Probability of $(0,...,9)$ balls never being drawn on $10$ draws from $10$ balls with putbacks.

Question

I want to calculate the expected value and variance for the random variable $$X = \text{number of balls which were never drawn}$$ when drawing from $10$t times from $10$ different balls with putbacks.

To calculate the expected value and variance I wanted to first find a closed formula for the probability distribution of $X$ on the numbers $(0-9)$. I tried to reduce it to a product of binomial distributions without success.

How can this problem be modeled? Is there another way to calculate the expected value or variance?

Answer 1

If you use indicator random variables you can calculate expectation and variance without getting a pmf.

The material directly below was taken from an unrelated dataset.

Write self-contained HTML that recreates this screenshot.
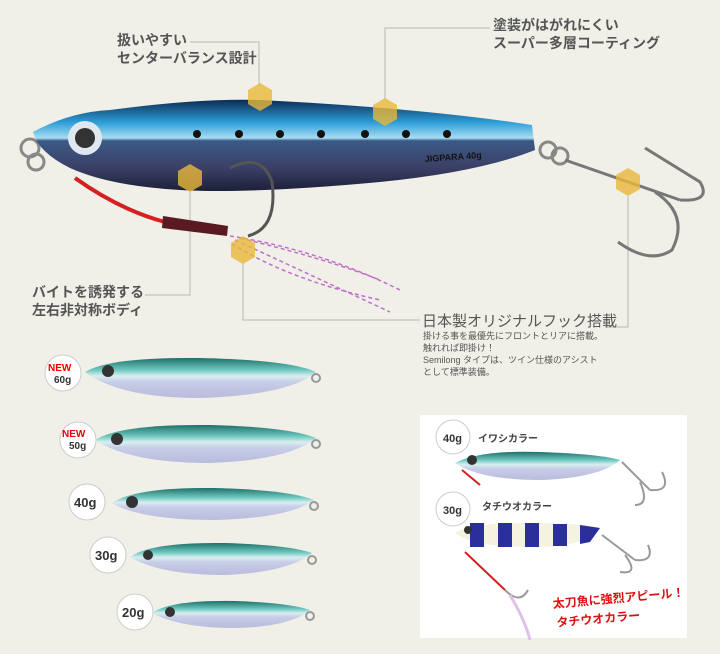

$$\text{Let } I_i = \begin{cases} 1: & \text{ball $i$ is never drawn} \\ 0: &\text{ball $i$ is drawn} \end{cases} \\ \mathsf E[I_i] = P(I_i = 1) = P(\text{ball $i$ is never drawn}) = .9^{10} \\ \mathsf E[X] = \mathsf E[I_0 + I_1 + \cdots + I_9] = 10\left(.9^{10}\right)$$

$$\mathrm{Var}(I_i) = P(I_i=1)(1-P(I_i=1)) = .9^{10}\left(1-.9^{10}\right) \\ \forall \ i \ne j, \ \mathrm{Cov}(I_i,I_j) = .8^{10}-(.9^{10})^2 \\ \mathrm{Var}(X) = \mathrm{Var}(I_0 + I_1 + \cdots I_9) = \sum_{i=0}^9\mathrm{Var}(I_i) + \sum_{i\ne j}\mathrm{Cov}(I_i,I_j) \\ =10(.9^{10})(1-.9^{10}) + 90(.8^{10}-.9^{20})$$

Reference: https://en.wikipedia.org/wiki/Indicator_function#Mean%2C_variance_and_covariance

Answer 2

If you are still interested in a closed form expression for the probability it is the following. Let $n$ be the number of balls, $m$ be the number of draws, and $k$ be the number of balls that were never drawn.

Then the probability in question is (credit to the comment of aschepler): $$ p(k)=\frac1{n^m}{m \brace {n-k}}\frac{n!}{k!} $$ where ${m \brace k}$ is the Stirling number of second kind.

For $n=m=10$ the probabilities read: $$\begin{array}{r|r} k& p\times10^{10}\\ \hline 0&3628800\\ 1&163296000\\ 2&1360800000\\ 3&3556224000\\ 4&3451442400\\ 5&1285956000\\ 6&171889200\\ 7&6717600\\ 8&45990\\ 9&10\\ 10&0 \end{array}$$

I would not however recommend to compute the expected value and variance using the above explicit expression for the probability. Instead resort to the recipe of the previous answer.